From the beginnings of mankind, plants have been considered as our allies. More than 90% of the drugs used in the non-industrialized world are natural products and more than 60% of medicines used in Western medicine originate from plants and microbes29. In Mexico, since the pre-Hispanic period, several species of the Araceae family have been used for medicinal, food, magical-religious and ornamental purposes30. However, the chemical and biological activity studies of some species are practically null, including that of the genus A. schlechtendalii Kunth. Little is known about this plant, about the different uses and applications it has had in traditional Mexican medicine. In order to strengthen the knowledge of this species, which up to that time remained unrecorded in Western medicine and patent databases, as well as in ethnobotanic and ethno pharmacological studies, firstly the toxicity evaluation of the aqueous extract of this plant was carried out. According to a preliminary toxicity test study with Artemia salina to determine the lethal concentration (LC50) through PROBIT transformation, the extract from A. schlechtendalii Kunth was shown to be non-toxic.

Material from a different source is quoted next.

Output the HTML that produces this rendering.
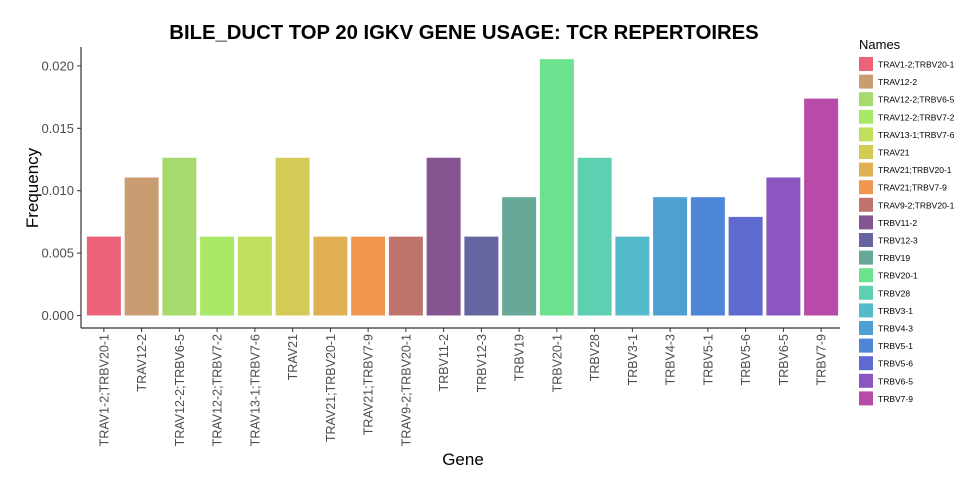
<!DOCTYPE html>
<html><head><meta charset="utf-8"><style>
body{margin:0;background:#fff;font-family:"Liberation Sans",sans-serif}
</style></head><body>
<svg id="chart" width="980" height="490" xmlns="http://www.w3.org/2000/svg" font-family="Liberation Sans, sans-serif">
<text x="464" y="39" text-anchor="middle" font-size="20.3" font-weight="bold" fill="#000">BILE_DUCT TOP 20 IGKV GENE USAGE: TCR REPERTOIRES</text>
<text transform="translate(38,188) rotate(-90)" text-anchor="middle" font-size="17">Frequency</text>
<text x="463" y="465" text-anchor="middle" font-size="17">Gene</text>
<text x="859" y="49" font-size="13">Names</text>
<g id="plot"></g>
<g id="legend"></g>
</svg>
<script>
const categories=["TRAV1-2;TRBV20-1","TRAV12-2","TRAV12-2;TRBV6-5","TRAV12-2;TRBV7-2","TRAV13-1;TRBV7-6","TRAV21","TRAV21;TRBV20-1","TRAV21;TRBV7-9","TRAV9-2;TRBV20-1","TRBV11-2","TRBV12-3","TRBV19","TRBV20-1","TRBV28","TRBV3-1","TRBV4-3","TRBV5-1","TRBV5-6","TRBV6-5","TRBV7-9"];
const values=[0.00632,0.01106,0.01264,0.00632,0.00632,0.01264,0.00632,0.00632,0.00632,0.01264,0.00632,0.00948,0.02054,0.01264,0.00632,0.00948,0.00948,0.0079,0.01106,0.01738];
const colors=["#ec6279","#c99c72","#a6d96e","#a8e866","#c1df5e","#d3cb55","#e2b054","#f0964f","#c0736b","#845591","#67659f","#67a898","#6ce28f","#5fcfb2","#55bac9","#4e9fd2","#4e86d7","#5e6ad0","#8b56bf","#b84aa8"];
const yTicks=[0,0.005,0.010,0.015,0.020];
const yTickLabels=["0.000","0.005","0.010","0.015","0.020"];
const ns="http://www.w3.org/2000/svg";
const plot=document.getElementById('plot'),leg=document.getElementById('legend');
const x0=85,step=37.75,bw=34;
const y=v=>315.5-v/0.005*62.4;
const x=i=>x0+step*(i+0.5);
function mk(t,a,p){const e=document.createElementNS(ns,t);for(const k in a)e.setAttribute(k,a[k]);p.appendChild(e);return e;}
let ax=mk('line',{x1:81,y1:47,x2:81,y2:328,stroke:'#333','stroke-width':1.2},plot);


let bx=mk('line',{x1:81,y1:328,x2:840,y2:328,stroke:'#333','stroke-width':1.2},plot);


yTicks.forEach((t,i)=>{
 const l=mk('line',{x1:77,x2:81,y1:y(t),y2:y(t),stroke:'#333'},plot);
 
 
 const tx=mk('text',{x:74,y:y(t)+4.5,'text-anchor':'end','font-size':13,fill:'#4d4d4d'},plot);
 
 
 tx.textContent=yTickLabels[i];
});
categories.forEach((c,i)=>{
 const r=mk('rect',{x:x(i)-bw/2,y:y(values[i]),width:bw,height:y(0)-y(values[i]),fill:colors[i]},plot);
 
 
 const tk=mk('line',{x1:x(i),x2:x(i),y1:328,y2:332,stroke:'#333'},plot);
 
 
 const tl=mk('text',{transform:`translate(${x(i)+4.5},334) rotate(-90)`,'text-anchor':'end','font-size':12.5,fill:'#4d4d4d'},plot);
 
 
 tl.textContent=c;
 const ly=57+i*17.6;
 const k=mk('rect',{x:859,y:ly,width:14,height:14,fill:colors[i]},leg);
 
 
 const lt=mk('text',{x:878,y:ly+10.5,'font-size':8.5,fill:'#000'},leg);
 
 
 lt.textContent=c;
});
</script>
</body></html>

Renal insufficiency is a health problem in Mexico and in particular the state of Veracruz has occupied the first place in new cases of chronic kidney disease (CKD) with 600 cases/million inhabitants. Due to the importance of the problem, there is an interest in finding alternatives for prevention, for therapeutic treatments by nephroprotective agents or remission of kidney damage through natural resources. The rat models are an important tool to investigate the development of CKD since anatomically and physiologically they are analogous with humans. The effects on renal and extra-renal damage of natural products have been studied in rat models inducing chronic renal failure by the administration of adenine7,20,31,32.
CONCLUSION
In order to accrue scientific knowledge that can support or reject medico-ethnobotanical uses or claims of A. schlechtendalii Kunth, particularly those linked with the renal or urinary system, this pioneer study was performed, using adenine-induced renal damage as a model. Under the conditions used (dose and administration time), testing for possible nephroprotective action of the plant extract against adenine induced damage, from the statistical point of view, it can be considered that this capacity was not observed. However the need to continue and expand the research to clarify the effectiveness of A. schlechtendalii Kunth root in the prevention, mitigation or remission of kidney damage has become evident by the results achieved.
SIGNIFICANCE STATEMENT
The specific finding of this study is that under the conditions used in the preclinical experiment (with rats), Anthurium schlechtendalii Kunth extract did not show nephroprotective or renal damage remission capacity in a murine model where the renal damage was induced by oral administration of adenine. Further research needs to be carried out, covering phytochemical characterization and preclinical studies.